Task brief: Report, as a bare number, how many lines hold "with".

Records for this task:
▬▬▬▬▬▬

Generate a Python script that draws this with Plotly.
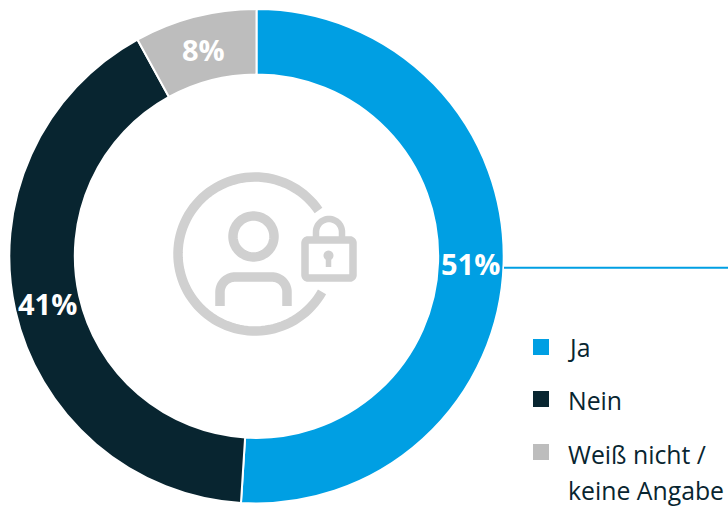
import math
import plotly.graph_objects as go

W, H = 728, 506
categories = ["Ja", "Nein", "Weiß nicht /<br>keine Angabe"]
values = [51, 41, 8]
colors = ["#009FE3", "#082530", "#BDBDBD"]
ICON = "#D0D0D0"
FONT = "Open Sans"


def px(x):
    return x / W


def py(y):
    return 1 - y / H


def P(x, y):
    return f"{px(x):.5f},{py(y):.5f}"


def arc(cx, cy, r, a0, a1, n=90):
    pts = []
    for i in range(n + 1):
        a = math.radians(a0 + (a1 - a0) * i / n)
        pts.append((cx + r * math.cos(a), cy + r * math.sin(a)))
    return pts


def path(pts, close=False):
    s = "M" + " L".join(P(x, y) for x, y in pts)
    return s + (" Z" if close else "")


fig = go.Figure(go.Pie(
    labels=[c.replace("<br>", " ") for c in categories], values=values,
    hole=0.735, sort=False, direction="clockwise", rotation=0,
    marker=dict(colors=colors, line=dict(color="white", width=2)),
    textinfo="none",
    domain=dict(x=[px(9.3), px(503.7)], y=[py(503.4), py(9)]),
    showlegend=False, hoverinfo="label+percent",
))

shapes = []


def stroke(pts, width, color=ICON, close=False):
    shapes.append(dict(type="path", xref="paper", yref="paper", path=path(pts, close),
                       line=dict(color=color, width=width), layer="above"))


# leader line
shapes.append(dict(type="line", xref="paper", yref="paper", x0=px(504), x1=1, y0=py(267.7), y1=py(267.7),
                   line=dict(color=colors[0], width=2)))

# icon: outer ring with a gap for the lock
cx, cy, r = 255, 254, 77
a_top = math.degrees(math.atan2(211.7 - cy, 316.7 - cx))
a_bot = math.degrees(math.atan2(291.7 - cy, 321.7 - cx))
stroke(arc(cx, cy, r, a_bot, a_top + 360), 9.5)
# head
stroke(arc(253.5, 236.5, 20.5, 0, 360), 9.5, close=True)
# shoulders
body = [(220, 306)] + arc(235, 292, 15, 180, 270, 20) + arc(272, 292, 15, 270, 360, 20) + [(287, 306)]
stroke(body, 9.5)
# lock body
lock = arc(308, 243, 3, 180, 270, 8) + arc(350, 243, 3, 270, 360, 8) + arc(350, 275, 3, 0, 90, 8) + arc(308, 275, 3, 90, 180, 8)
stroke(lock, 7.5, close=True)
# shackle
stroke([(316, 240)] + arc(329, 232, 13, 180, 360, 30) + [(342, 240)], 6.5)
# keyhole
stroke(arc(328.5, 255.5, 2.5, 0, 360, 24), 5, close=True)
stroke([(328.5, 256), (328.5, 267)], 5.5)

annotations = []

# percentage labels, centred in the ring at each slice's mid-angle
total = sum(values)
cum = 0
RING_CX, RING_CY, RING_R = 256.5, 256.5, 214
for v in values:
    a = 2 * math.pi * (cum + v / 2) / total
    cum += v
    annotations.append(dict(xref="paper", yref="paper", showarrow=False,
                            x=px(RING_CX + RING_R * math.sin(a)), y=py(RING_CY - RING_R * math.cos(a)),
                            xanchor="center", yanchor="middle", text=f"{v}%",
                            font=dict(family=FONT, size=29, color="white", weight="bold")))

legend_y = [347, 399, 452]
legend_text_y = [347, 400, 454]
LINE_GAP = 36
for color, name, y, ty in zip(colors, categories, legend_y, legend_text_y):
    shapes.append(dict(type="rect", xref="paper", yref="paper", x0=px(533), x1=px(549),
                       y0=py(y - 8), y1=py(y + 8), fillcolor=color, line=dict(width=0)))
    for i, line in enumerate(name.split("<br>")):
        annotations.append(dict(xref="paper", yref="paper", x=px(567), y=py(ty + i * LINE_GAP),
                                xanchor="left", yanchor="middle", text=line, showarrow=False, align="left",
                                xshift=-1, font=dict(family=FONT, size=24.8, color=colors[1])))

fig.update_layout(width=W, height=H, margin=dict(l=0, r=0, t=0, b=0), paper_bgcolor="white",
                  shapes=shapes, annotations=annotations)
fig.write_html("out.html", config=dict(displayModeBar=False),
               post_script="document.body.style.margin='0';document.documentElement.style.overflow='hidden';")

▬▬▬▬▬▬

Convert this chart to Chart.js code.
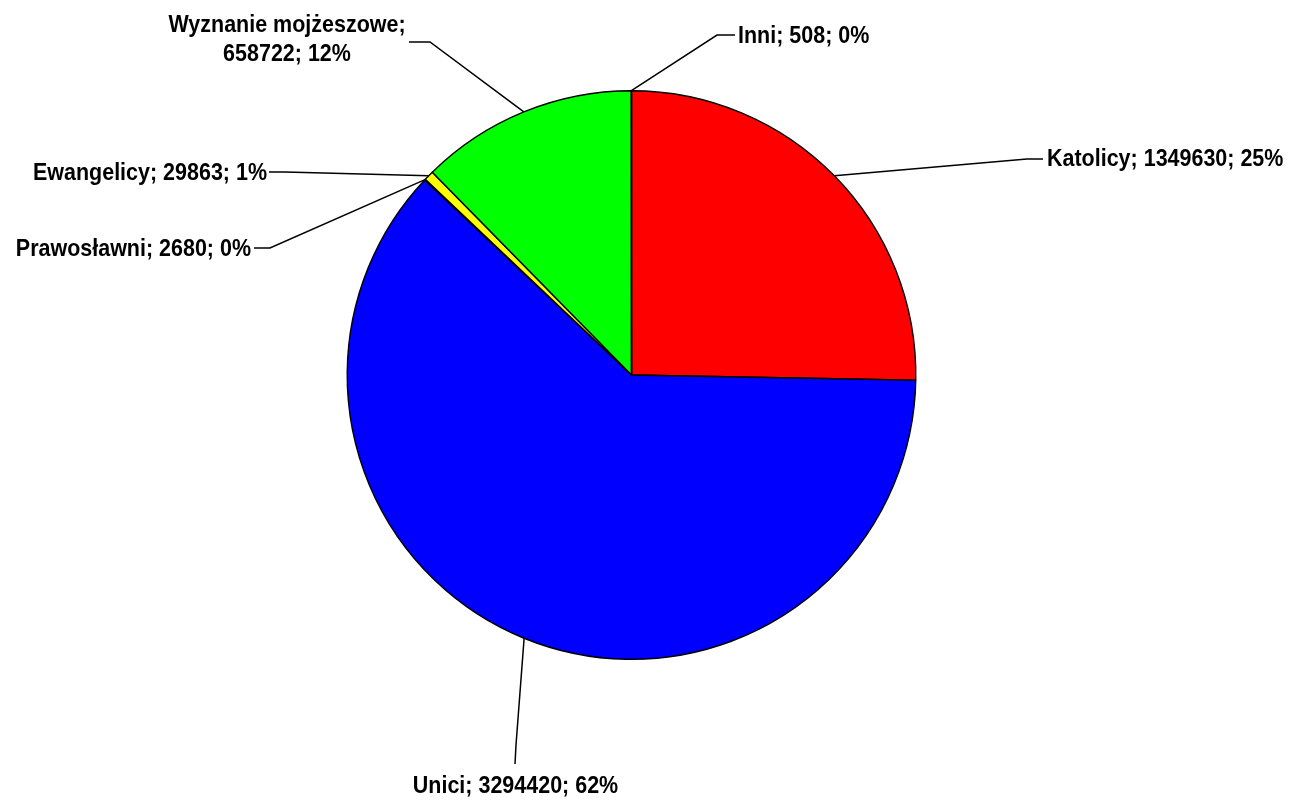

▬▬▬▬▬▬

Solution: 2